_TASK DIRECTIONS_. In the material below, please retype the lines from the very first through the one with "var xTicks = [1];", exactly and without pictures.

_INFORMATION SUPPLIED_.
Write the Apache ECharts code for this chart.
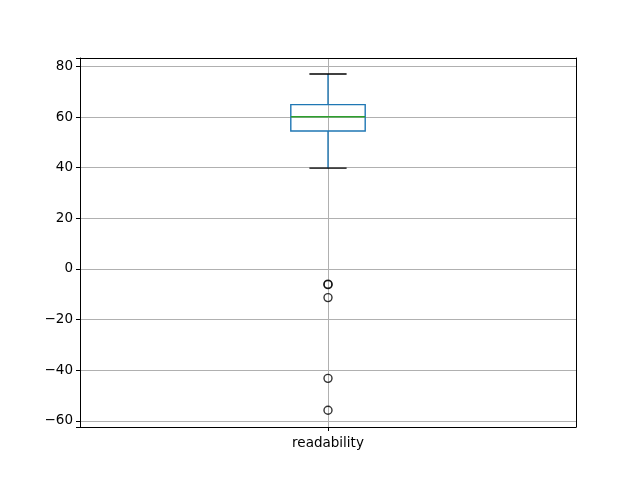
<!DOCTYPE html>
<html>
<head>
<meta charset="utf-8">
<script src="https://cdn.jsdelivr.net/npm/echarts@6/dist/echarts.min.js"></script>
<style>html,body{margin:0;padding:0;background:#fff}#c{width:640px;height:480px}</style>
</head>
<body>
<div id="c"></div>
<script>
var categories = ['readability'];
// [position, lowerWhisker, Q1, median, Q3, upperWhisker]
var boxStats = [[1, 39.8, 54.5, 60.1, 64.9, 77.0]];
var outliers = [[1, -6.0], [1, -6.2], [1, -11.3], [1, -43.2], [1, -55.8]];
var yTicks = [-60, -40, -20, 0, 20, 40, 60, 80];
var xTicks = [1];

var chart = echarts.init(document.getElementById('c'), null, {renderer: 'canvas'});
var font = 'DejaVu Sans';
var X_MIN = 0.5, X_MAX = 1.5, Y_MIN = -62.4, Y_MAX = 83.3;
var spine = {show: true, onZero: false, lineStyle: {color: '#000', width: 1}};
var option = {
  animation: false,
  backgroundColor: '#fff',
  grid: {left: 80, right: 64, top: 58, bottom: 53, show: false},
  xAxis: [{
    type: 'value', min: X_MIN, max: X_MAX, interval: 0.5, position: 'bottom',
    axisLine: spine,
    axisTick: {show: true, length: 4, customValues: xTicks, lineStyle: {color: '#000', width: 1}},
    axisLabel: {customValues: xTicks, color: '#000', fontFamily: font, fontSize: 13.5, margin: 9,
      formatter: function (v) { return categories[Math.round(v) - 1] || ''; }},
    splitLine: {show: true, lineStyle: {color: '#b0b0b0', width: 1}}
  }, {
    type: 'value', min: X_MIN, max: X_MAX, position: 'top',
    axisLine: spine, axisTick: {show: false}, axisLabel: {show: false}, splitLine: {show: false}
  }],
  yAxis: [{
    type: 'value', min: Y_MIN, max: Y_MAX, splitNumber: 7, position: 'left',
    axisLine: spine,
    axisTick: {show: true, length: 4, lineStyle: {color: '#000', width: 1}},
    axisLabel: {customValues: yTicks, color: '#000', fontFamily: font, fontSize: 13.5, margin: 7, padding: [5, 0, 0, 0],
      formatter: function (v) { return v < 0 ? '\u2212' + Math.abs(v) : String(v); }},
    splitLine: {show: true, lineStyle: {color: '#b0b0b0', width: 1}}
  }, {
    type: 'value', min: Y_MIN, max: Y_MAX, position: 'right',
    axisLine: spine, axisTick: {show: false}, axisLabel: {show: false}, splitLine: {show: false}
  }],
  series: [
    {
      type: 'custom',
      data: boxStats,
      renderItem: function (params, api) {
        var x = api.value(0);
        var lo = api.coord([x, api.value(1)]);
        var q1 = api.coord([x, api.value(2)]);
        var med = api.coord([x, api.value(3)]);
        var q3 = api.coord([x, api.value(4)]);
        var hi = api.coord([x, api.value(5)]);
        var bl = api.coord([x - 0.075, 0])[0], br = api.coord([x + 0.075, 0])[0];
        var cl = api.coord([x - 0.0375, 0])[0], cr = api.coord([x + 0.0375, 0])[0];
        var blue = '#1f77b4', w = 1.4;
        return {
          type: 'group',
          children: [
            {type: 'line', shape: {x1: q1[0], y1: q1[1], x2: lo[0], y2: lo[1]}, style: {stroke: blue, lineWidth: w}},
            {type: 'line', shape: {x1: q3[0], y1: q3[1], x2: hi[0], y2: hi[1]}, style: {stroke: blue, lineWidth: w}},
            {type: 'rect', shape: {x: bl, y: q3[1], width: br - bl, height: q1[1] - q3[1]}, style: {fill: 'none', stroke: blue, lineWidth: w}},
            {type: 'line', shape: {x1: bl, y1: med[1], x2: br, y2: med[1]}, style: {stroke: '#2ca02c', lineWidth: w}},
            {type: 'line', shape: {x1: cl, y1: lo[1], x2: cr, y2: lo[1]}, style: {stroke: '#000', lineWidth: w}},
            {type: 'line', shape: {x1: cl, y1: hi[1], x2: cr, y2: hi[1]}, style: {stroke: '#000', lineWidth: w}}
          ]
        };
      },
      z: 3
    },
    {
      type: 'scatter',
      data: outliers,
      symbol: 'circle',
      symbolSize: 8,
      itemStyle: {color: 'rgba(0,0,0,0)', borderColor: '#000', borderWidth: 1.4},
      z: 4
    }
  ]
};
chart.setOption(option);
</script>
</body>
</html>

_RESULT OF THE EXERCISE_.
Write the Apache ECharts code for this chart.
<!DOCTYPE html>
<html>
<head>
<meta charset="utf-8">
<script src="https://cdn.jsdelivr.net/npm/echarts@6/dist/echarts.min.js"></script>
<style>html,body{margin:0;padding:0;background:#fff}#c{width:640px;height:480px}</style>
</head>
<body>
<div id="c"></div>
<script>
var categories = ['readability'];
// [position, lowerWhisker, Q1, median, Q3, upperWhisker]
var boxStats = [[1, 39.8, 54.5, 60.1, 64.9, 77.0]];
var outliers = [[1, -6.0], [1, -6.2], [1, -11.3], [1, -43.2], [1, -55.8]];
var yTicks = [-60, -40, -20, 0, 20, 40, 60, 80];
var xTicks = [1];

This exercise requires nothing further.